BoE in the frame
Germany was the winner of Wednesday's manufacturing PMI shoot-out, coming in virtually unchanged on the month at 56.4. Britain's 55.9 was enough for third place behind the United States and was also sufficient to set the tone for a positive day for sterling.
Just about all of yesterday's purchasing managers' indices were comfortably inside the growth zone above 50. One of the two US measures was a full point better than expected at 56.0. The only disappointment, if it can be described as such, was the 46.3 recorded by Greece. It represented a three-point monthly fall and provided an unwelcome reminder that the Greek economy still faces serious challenges.

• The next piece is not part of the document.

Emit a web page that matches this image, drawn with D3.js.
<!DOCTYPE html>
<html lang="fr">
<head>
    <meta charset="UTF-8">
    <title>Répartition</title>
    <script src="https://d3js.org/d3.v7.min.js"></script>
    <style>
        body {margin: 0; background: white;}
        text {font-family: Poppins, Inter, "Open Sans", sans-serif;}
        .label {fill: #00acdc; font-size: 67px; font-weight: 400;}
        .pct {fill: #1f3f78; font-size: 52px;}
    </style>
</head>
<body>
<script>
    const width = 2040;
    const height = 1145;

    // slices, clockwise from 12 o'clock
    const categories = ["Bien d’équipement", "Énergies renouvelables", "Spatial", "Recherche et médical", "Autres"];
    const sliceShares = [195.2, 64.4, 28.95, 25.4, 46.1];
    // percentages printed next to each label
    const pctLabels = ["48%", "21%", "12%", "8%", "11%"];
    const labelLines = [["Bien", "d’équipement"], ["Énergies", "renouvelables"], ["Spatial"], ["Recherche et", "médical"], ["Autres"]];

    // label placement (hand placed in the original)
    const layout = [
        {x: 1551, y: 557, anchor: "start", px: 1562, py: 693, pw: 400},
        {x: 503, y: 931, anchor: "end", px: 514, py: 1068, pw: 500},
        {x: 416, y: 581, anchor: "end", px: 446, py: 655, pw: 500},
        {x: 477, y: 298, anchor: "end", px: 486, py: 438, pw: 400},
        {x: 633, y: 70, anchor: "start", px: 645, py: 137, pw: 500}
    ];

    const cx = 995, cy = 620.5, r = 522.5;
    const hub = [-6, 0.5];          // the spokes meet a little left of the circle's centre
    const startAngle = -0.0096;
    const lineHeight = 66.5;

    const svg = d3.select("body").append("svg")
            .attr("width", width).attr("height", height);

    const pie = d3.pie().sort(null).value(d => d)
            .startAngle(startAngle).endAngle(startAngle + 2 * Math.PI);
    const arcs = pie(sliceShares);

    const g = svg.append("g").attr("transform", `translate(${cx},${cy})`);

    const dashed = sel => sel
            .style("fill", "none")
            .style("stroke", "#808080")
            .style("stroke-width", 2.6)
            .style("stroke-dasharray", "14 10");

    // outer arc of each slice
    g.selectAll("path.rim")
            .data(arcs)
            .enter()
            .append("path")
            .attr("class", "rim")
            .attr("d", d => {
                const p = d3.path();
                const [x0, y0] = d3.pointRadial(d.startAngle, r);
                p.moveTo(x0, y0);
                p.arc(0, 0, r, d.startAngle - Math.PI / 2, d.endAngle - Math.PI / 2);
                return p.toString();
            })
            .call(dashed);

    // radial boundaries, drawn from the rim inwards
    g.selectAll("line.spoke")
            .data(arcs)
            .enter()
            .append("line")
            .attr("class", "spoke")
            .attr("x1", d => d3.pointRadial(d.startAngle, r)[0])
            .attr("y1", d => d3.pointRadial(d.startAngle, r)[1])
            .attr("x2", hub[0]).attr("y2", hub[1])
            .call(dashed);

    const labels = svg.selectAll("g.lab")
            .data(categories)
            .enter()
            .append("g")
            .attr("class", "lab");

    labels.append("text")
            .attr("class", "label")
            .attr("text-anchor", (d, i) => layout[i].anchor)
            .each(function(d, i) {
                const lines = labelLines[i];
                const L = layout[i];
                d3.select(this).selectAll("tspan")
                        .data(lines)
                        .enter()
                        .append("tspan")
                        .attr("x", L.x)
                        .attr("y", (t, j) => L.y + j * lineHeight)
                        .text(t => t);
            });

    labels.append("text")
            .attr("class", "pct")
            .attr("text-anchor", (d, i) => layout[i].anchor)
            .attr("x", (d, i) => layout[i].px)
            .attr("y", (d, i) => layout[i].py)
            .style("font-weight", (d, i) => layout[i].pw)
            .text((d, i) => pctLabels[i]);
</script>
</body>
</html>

Sterling was already on the way up when the PMI printed and it went on to score gains of a cent each against the US dollar, the euro and the Swiss franc. Those three shared last place for the day, losing -0.8% to the pound. The Aussie took a late lead overnight after news that Australia enjoyed a record trade surplus in December. It beat sterling into second place, edging ahead by a third of a cent.
The Federal Open Market Committee delivered the rate decision that everyone had been expecting. It kept the target range for the federal funds rate at 0.50 – 0.75%. Yet investors were apparently hoping for a more bullish statement than the one put out by the Fed. The dollar moved lower after it was issued.
Perhaps they were looking for a more aggressive steer from the Fed in the light of Mr Trump's intentions for tax cuts and infrastructure spending, both of which are argued to be inflationary. The statement did acknowledge improvements in employment, household spending and consumer and business sentiment but showed no sign of urgency in the process of taking interest rates back up towards what were once called normal levels.
Also hanging over the dollar were the previous day's comments about Germany and Japan deliberately weakening their currencies. There was no further mention of the subject on Wednesday.
Draghi vs Carney
The focus today will be on two central bankers. Just after midday the European Central Bank's Mario Draghi will be celebrating ten years of the euro in Slovenia and, almost at the same time, The Bank of England's Mark Carney will be talking about the quarterly Inflation Report.
On Monday Sig. Draghi was able to avoid mention of monetary policy and the currency. Today "on the occasion of the 10th anniversary of the adoption of the euro" he might find that less easy.
The Monetary Policy Committee is expected to make no change to rates today. However, investors will carefully scan the minutes of the meeting for any signs that inflation has moved higher up the committee's agenda. The same attention will be paid to the governor's speech.